PROBLEM REQUIREMENTS: Pick out the lines below that contain the string "matplotlib" and copy them all.

[Begin]

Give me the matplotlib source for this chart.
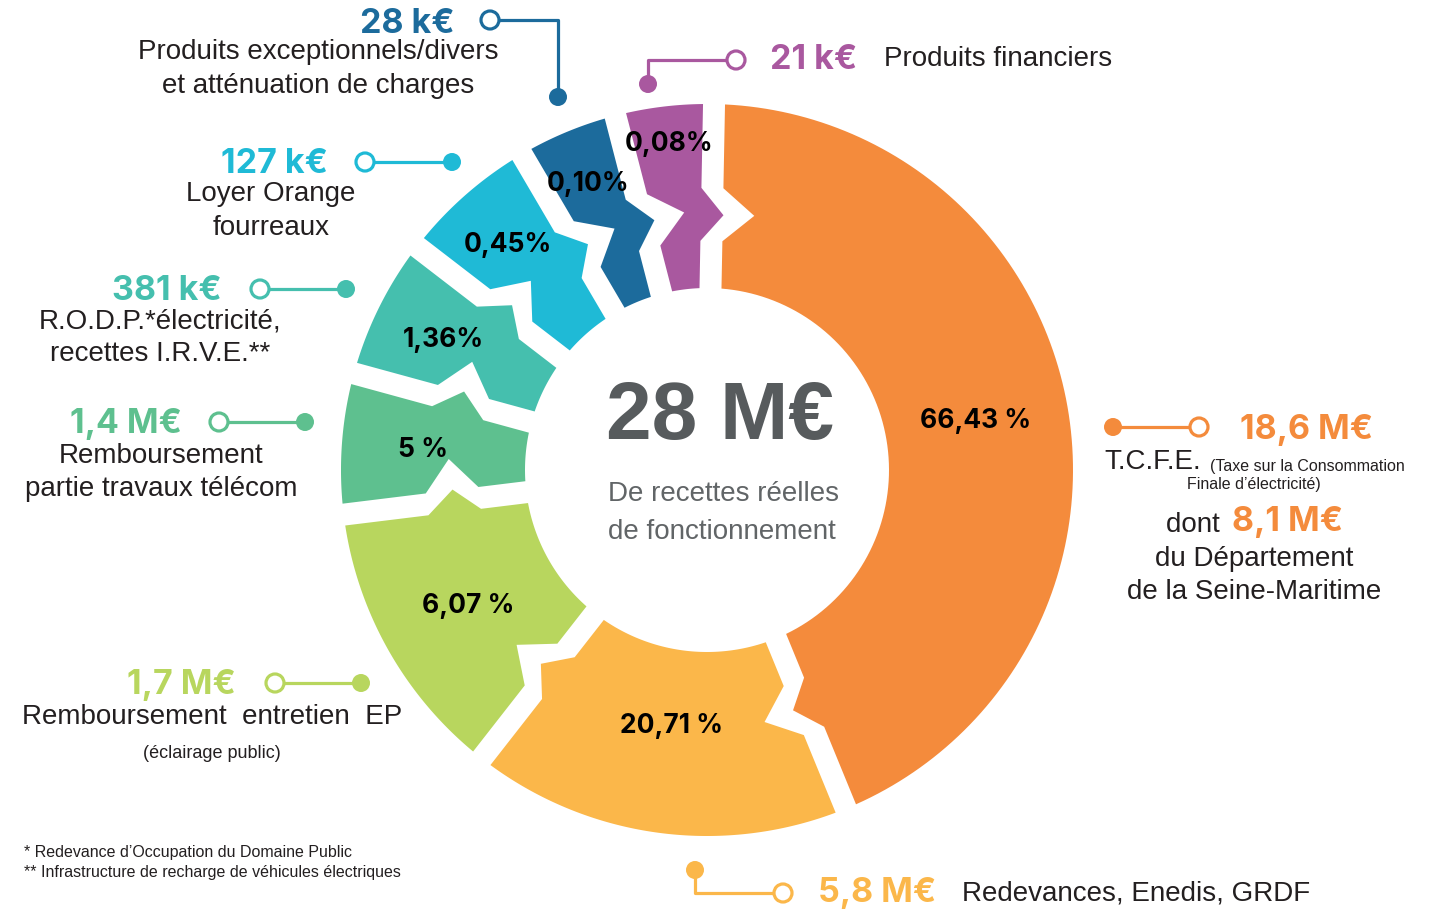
import numpy as np
import matplotlib
matplotlib.use("Agg")
import matplotlib.pyplot as plt
from matplotlib.patches import Polygon, Circle

# ---------------- data ----------------
categories = ["T.C.F.E.", "Redevances, Enedis, GRDF", "Remboursement entretien EP",
              "Remboursement partie travaux télécom", "R.O.D.P. électricité, recettes I.R.V.E.",
              "Loyer Orange fourreaux", "Produits exceptionnels/divers et atténuation de charges",
              "Produits financiers"]
shares = [66.43, 20.71, 6.07, 5.00, 1.36, 0.45, 0.10, 0.08]
percent_labels = ["66,43 %", "20,71 %", "6,07 %", "5 %", "1,36%", "0,45%", "0,10%", "0,08%"]
amount_labels = ["18,6 M€", "5,8 M€", "1,7 M€", "1,4 M€", "381 k€", "127 k€", "28 k€", "21 k€"]
# angular weight of each slice as drawn in the infographic (not proportional to shares)
slice_weights = [156.6, 60.3, 45.0, 22.3, 22.3, 22.0, 15.9, 15.6]
total_label = "28 M€"
subtitle_lines = ["De recettes réelles", "de fonctionnement"]

# ---------------- style ----------------
colors = ["#F48B3C", "#FBB74A", "#B8D65E", "#5EC08F", "#45BFAE", "#1FBAD6", "#1C6B9C", "#A9589F"]
DARK = "#231F20"
W, H = 1443, 910
cx, cy = 707, 470
R_OUT, R_IN = 366, 182
R_A, R_M, R_B = 282, 255, 229
TOOTH = 27
HGAP = 11
start_angle = 1.1
label_radius = [273, 257, 274, 285, 294, 301, 311, 329]

NUM_FONT = ["Inter", "Liberation Sans", "DejaVu Sans"]
TXT_FONT = ["Liberation Sans", "DejaVu Sans"]
DY = 2  # small vertical nudge for label text

fig = plt.figure(figsize=(W / 100, H / 100), dpi=100)
ax = fig.add_axes([0, 0, 1, 1])
ax.set_xlim(0, W)
ax.set_ylim(H, 0)
ax.set_aspect("equal")
ax.axis("off")


def pt(r, phi_deg, t=0.0):
    p = np.radians(phi_deg)
    return (cx + r * np.sin(p) + t * np.cos(p), cy - r * np.cos(p) + t * np.sin(p))


bounds = start_angle + np.concatenate([[0], np.cumsum(slice_weights)])
bounds = bounds[0] + (bounds - bounds[0]) * 360.0 / (bounds[-1] - bounds[0])
k = 1.4
for i, (ps, pe) in enumerate(zip(bounds[:-1], bounds[1:])):
    pts = []
    a0 = ps + np.degrees(HGAP / R_OUT)
    a1 = pe - np.degrees(HGAP / R_OUT)
    for a in np.linspace(a0, a1, 120):
        pts.append(pt(R_OUT, a))
    pts += [pt(R_A, pe, -HGAP), pt(R_M, pe, TOOTH - HGAP * k), pt(R_B, pe, -HGAP)]
    b1 = pe - np.degrees(HGAP / R_IN)
    b0 = ps + np.degrees(HGAP / R_IN)
    for a in np.linspace(b1, b0, 80):
        pts.append(pt(R_IN, a))
    pts += [pt(R_B, ps, HGAP), pt(R_M, ps, TOOTH + HGAP * k), pt(R_A, ps, HGAP)]
    ax.add_patch(Polygon(pts, closed=True, facecolor=colors[i], edgecolor="none", zorder=2))
    mid = (ps + pe) / 2
    lx, ly = pt(label_radius[i], mid)
    ax.text(lx, ly + 1, percent_labels[i], ha="center", va="center", fontsize=19,
            fontweight="bold", family=NUM_FONT, color="black", zorder=5)

# ---------------- centre ----------------
ax.text(606, 418, total_label, ha="left", va="center", fontsize=59, fontweight="bold",
        family=TXT_FONT, color="#575B5D", zorder=5)
ax.text(608, 494, subtitle_lines[0], ha="left", va="center", fontsize=20,
        family=TXT_FONT, color="#616567", zorder=5)
ax.text(608, 532, subtitle_lines[1], ha="left", va="center", fontsize=20,
        family=TXT_FONT, color="#616567", zorder=5)

# ---------------- connectors ----------------
LW = 2.3


def connector(path, open_end, filled_end, color):
    xs, ys = zip(*path)
    ax.plot(xs, ys, color=color, lw=LW, solid_capstyle="butt", zorder=3)
    ax.add_patch(Circle(open_end, 9, facecolor="white", edgecolor=color, lw=LW, zorder=4))
    ax.add_patch(Circle(filled_end, 9, facecolor=color, edgecolor="none", zorder=4))


connector([(490, 20), (558, 20), (558, 97)], (490, 20), (558, 97), colors[6])
connector([(648, 84), (648, 60), (736, 60)], (736, 60), (648, 84), colors[7])
connector([(365, 162), (452, 162)], (365, 162), (452, 162), colors[5])
connector([(260, 289), (346, 289)], (260, 289), (346, 289), colors[4])
connector([(219, 422), (305, 422)], (219, 422), (305, 422), colors[3])
connector([(275, 683), (361, 683)], (275, 683), (361, 683), colors[2])
connector([(1113, 427), (1199, 427)], (1199, 427), (1113, 427), colors[0])
connector([(695, 870), (695, 893), (783, 893)], (783, 893), (695, 870), colors[1])

# ---------------- labels ----------------
VAL = dict(fontsize=24.5, fontweight="bold", family=NUM_FONT, va="center")
BODY = dict(fontsize=20, family=TXT_FONT, color=DARK, va="center")
SMALL = dict(fontsize=11.5, family=TXT_FONT, color=DARK, va="center")


def t(x, y, s, **kw):
    ax.text(x, y + DY, s, **kw)


t(455, 22, amount_labels[6], ha="right", color=colors[6], **VAL)
t(318, 50, "Produits exceptionnels/divers", ha="center", **BODY)
t(318, 84, "et atténuation de charges", ha="center", **BODY)

t(770, 58, amount_labels[7], ha="left", color=colors[7], **VAL)
t(884, 57, "Produits financiers", ha="left", **BODY)

t(328, 162, amount_labels[5], ha="right", color=colors[5], **VAL)
t(271, 192, "Loyer Orange", ha="center", **BODY)
t(271, 226, "fourreaux", ha="center", **BODY)

t(222, 289, amount_labels[4], ha="right", color=colors[4], **VAL)
t(160, 319, "R.O.D.P.*électricité,", ha="center", **BODY)
t(160, 352, "recettes I.R.V.E.**", ha="center", **BODY)

t(182, 422, amount_labels[3], ha="right", color=colors[3], **VAL)
t(161, 454, "Remboursement", ha="center", **BODY)
t(161, 487, "partie travaux télécom", ha="center", **BODY)

t(236, 683, amount_labels[2], ha="right", color=colors[2], **VAL)
t(212, 715, "Remboursement  entretien  EP", ha="center", **BODY)
t(212, 752, "(éclairage public)", ha="center", fontsize=13, family=TXT_FONT,
  color=DARK, va="center")

t(1240, 428, amount_labels[0], ha="left", color=colors[0], **VAL)
t(1104, 460, "T.C.F.E.", ha="left", **BODY)
t(1210, 464, "(Taxe sur la Consommation", ha="left", **SMALL)
t(1254, 483, "Finale d’électricité)", ha="center", **SMALL)
t(1228, 523, "dont ", ha="right", **BODY)
t(1232, 520, "8,1 M€", ha="left", color=colors[0], **VAL)
t(1254, 557, "du Département", ha="center", **BODY)
t(1254, 590, "de la Seine-Maritime", ha="center", **BODY)

t(818, 891, amount_labels[1], ha="left", color=colors[1], **VAL)
t(962, 892, "Redevances, Enedis, GRDF", ha="left", **BODY)

t(24, 851, "* Redevance d’Occupation du Domaine Public", ha="left", **SMALL)
t(24, 870, "** Infrastructure de recharge de véhicules électriques", ha="left", **SMALL)

fig.savefig("out.png", dpi=100, facecolor="white")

[End]

SOLUTION FOR THIS PROBLEM:
Give me the matplotlib source for this chart.
import matplotlib
matplotlib.use("Agg")
import matplotlib.pyplot as plt
from matplotlib.patches import Polygon, Circle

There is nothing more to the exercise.